_Problem requirements:_ Take the material and output all of it exactly.

****************

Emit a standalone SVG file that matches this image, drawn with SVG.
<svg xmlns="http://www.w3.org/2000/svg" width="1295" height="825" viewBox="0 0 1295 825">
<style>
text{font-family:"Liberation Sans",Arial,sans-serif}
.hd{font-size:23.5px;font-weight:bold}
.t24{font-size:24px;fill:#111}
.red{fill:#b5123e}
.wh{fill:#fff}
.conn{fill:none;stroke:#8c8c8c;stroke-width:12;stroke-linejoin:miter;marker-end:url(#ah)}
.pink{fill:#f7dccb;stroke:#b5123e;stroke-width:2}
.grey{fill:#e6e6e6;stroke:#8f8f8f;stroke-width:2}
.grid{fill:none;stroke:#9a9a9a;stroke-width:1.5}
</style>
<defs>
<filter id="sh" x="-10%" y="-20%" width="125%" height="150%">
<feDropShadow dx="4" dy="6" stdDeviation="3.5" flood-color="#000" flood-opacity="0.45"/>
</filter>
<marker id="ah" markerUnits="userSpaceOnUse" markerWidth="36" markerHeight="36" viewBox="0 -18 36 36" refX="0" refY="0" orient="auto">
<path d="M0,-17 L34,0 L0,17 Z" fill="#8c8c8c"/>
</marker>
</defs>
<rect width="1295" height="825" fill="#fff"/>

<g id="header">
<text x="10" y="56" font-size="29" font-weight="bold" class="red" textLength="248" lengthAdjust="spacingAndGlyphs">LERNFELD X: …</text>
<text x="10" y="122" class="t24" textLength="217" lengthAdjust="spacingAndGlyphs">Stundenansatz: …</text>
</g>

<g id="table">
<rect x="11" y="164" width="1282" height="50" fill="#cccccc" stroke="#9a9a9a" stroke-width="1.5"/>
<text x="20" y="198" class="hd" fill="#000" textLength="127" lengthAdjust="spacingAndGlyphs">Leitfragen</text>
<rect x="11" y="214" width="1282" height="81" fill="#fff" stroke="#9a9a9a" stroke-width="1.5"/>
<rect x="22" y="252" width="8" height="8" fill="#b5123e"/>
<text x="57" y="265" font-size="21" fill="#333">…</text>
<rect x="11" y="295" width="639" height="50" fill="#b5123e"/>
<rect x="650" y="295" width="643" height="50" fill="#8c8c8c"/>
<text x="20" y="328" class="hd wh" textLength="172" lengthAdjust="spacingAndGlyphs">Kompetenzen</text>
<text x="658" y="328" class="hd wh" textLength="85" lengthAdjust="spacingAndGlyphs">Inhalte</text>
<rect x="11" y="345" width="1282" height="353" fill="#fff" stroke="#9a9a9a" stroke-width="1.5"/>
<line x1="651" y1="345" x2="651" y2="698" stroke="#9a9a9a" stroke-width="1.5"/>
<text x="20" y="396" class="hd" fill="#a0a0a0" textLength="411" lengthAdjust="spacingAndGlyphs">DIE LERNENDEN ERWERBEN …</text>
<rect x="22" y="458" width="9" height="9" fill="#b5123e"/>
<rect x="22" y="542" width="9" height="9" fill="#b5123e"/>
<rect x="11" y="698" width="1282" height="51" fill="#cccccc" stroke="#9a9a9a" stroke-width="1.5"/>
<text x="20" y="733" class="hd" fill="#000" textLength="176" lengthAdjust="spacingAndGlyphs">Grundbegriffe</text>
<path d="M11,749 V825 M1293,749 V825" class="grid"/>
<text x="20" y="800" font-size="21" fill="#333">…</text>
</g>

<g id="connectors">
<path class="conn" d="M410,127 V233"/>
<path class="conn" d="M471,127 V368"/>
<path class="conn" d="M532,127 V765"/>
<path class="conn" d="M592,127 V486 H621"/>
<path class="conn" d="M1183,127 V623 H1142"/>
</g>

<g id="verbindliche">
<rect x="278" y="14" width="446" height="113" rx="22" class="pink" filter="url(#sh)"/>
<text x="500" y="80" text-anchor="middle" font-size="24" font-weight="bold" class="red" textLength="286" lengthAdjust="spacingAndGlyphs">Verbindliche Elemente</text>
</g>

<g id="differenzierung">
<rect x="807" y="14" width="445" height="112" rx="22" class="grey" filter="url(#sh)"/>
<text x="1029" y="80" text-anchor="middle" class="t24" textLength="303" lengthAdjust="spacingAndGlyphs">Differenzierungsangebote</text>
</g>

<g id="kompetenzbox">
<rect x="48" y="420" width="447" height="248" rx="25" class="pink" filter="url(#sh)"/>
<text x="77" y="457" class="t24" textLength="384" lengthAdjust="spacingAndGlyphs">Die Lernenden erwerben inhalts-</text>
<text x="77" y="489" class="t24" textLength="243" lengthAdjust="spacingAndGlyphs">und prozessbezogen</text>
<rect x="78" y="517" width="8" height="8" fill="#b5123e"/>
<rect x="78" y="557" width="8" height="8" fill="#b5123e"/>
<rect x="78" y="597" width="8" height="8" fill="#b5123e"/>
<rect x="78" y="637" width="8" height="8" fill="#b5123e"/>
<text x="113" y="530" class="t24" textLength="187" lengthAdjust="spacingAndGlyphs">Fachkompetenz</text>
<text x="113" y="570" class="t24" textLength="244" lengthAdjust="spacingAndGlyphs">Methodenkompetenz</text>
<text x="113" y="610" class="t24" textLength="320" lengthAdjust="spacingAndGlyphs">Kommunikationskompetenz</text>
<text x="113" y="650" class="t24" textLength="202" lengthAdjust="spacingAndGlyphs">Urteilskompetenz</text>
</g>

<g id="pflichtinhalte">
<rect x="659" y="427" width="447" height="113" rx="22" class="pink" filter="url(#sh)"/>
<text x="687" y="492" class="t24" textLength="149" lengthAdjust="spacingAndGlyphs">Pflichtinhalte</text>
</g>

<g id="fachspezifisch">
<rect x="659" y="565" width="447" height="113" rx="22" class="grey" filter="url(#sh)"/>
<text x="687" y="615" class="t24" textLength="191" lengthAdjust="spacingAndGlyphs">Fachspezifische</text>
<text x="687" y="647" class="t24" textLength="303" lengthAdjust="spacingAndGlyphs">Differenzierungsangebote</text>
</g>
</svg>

****************

_Exercise answer:_
Emit a standalone SVG file that matches this image, drawn with SVG.
<svg xmlns="http://www.w3.org/2000/svg" width="1295" height="825" viewBox="0 0 1295 825">
<style>
text{font-family:"Liberation Sans",Arial,sans-serif}
.hd{font-size:23.5px;font-weight:bold}
.t24{font-size:24px;fill:#111}
.red{fill:#b5123e}
.wh{fill:#fff}
.conn{fill:none;stroke:#8c8c8c;stroke-width:12;stroke-linejoin:miter;marker-end:url(#ah)}
.pink{fill:#f7dccb;stroke:#b5123e;stroke-width:2}
.grey{fill:#e6e6e6;stroke:#8f8f8f;stroke-width:2}
.grid{fill:none;stroke:#9a9a9a;stroke-width:1.5}
</style>
<defs>
<filter id="sh" x="-10%" y="-20%" width="125%" height="150%">
<feDropShadow dx="4" dy="6" stdDeviation="3.5" flood-color="#000" flood-opacity="0.45"/>
</filter>
<marker id="ah" markerUnits="userSpaceOnUse" markerWidth="36" markerHeight="36" viewBox="0 -18 36 36" refX="0" refY="0" orient="auto">
<path d="M0,-17 L34,0 L0,17 Z" fill="#8c8c8c"/>
</marker>
</defs>
<rect width="1295" height="825" fill="#fff"/>

<g id="header">
<text x="10" y="56" font-size="29" font-weight="bold" class="red" textLength="248" lengthAdjust="spacingAndGlyphs">LERNFELD X: …</text>
<text x="10" y="122" class="t24" textLength="217" lengthAdjust="spacingAndGlyphs">Stundenansatz: …</text>
</g>

<g id="table">
<rect x="11" y="164" width="1282" height="50" fill="#cccccc" stroke="#9a9a9a" stroke-width="1.5"/>
<text x="20" y="198" class="hd" fill="#000" textLength="127" lengthAdjust="spacingAndGlyphs">Leitfragen</text>
<rect x="11" y="214" width="1282" height="81" fill="#fff" stroke="#9a9a9a" stroke-width="1.5"/>
<rect x="22" y="252" width="8" height="8" fill="#b5123e"/>
<text x="57" y="265" font-size="21" fill="#333">…</text>
<rect x="11" y="295" width="639" height="50" fill="#b5123e"/>
<rect x="650" y="295" width="643" height="50" fill="#8c8c8c"/>
<text x="20" y="328" class="hd wh" textLength="172" lengthAdjust="spacingAndGlyphs">Kompetenzen</text>
<text x="658" y="328" class="hd wh" textLength="85" lengthAdjust="spacingAndGlyphs">Inhalte</text>
<rect x="11" y="345" width="1282" height="353" fill="#fff" stroke="#9a9a9a" stroke-width="1.5"/>
<line x1="651" y1="345" x2="651" y2="698" stroke="#9a9a9a" stroke-width="1.5"/>
<text x="20" y="396" class="hd" fill="#a0a0a0" textLength="411" lengthAdjust="spacingAndGlyphs">DIE LERNENDEN ERWERBEN …</text>
<rect x="22" y="458" width="9" height="9" fill="#b5123e"/>
<rect x="22" y="542" width="9" height="9" fill="#b5123e"/>
<rect x="11" y="698" width="1282" height="51" fill="#cccccc" stroke="#9a9a9a" stroke-width="1.5"/>
<text x="20" y="733" class="hd" fill="#000" textLength="176" lengthAdjust="spacingAndGlyphs">Grundbegriffe</text>
<path d="M11,749 V825 M1293,749 V825" class="grid"/>
<text x="20" y="800" font-size="21" fill="#333">…</text>
</g>

<g id="connectors">
<path class="conn" d="M410,127 V233"/>
<path class="conn" d="M471,127 V368"/>
<path class="conn" d="M532,127 V765"/>
<path class="conn" d="M592,127 V486 H621"/>
<path class="conn" d="M1183,127 V623 H1142"/>
</g>

<g id="verbindliche">
<rect x="278" y="14" width="446" height="113" rx="22" class="pink" filter="url(#sh)"/>
<text x="500" y="80" text-anchor="middle" font-size="24" font-weight="bold" class="red" textLength="286" lengthAdjust="spacingAndGlyphs">Verbindliche Elemente</text>
</g>

<g id="differenzierung">
<rect x="807" y="14" width="445" height="112" rx="22" class="grey" filter="url(#sh)"/>
<text x="1029" y="80" text-anchor="middle" class="t24" textLength="303" lengthAdjust="spacingAndGlyphs">Differenzierungsangebote</text>
</g>

<g id="kompetenzbox">
<rect x="48" y="420" width="447" height="248" rx="25" class="pink" filter="url(#sh)"/>
<text x="77" y="457" class="t24" textLength="384" lengthAdjust="spacingAndGlyphs">Die Lernenden erwerben inhalts-</text>
<text x="77" y="489" class="t24" textLength="243" lengthAdjust="spacingAndGlyphs">und prozessbezogen</text>
<rect x="78" y="517" width="8" height="8" fill="#b5123e"/>
<rect x="78" y="557" width="8" height="8" fill="#b5123e"/>
<rect x="78" y="597" width="8" height="8" fill="#b5123e"/>
<rect x="78" y="637" width="8" height="8" fill="#b5123e"/>
<text x="113" y="530" class="t24" textLength="187" lengthAdjust="spacingAndGlyphs">Fachkompetenz</text>
<text x="113" y="570" class="t24" textLength="244" lengthAdjust="spacingAndGlyphs">Methodenkompetenz</text>
<text x="113" y="610" class="t24" textLength="320" lengthAdjust="spacingAndGlyphs">Kommunikationskompetenz</text>
<text x="113" y="650" class="t24" textLength="202" lengthAdjust="spacingAndGlyphs">Urteilskompetenz</text>
</g>

<g id="pflichtinhalte">
<rect x="659" y="427" width="447" height="113" rx="22" class="pink" filter="url(#sh)"/>
<text x="687" y="492" class="t24" textLength="149" lengthAdjust="spacingAndGlyphs">Pflichtinhalte</text>
</g>

<g id="fachspezifisch">
<rect x="659" y="565" width="447" height="113" rx="22" class="grey" filter="url(#sh)"/>
<text x="687" y="615" class="t24" textLength="191" lengthAdjust="spacingAndGlyphs">Fachspezifische</text>
<text x="687" y="647" class="t24" textLength="303" lengthAdjust="spacingAndGlyphs">Differenzierungsangebote</text>
</g>
</svg>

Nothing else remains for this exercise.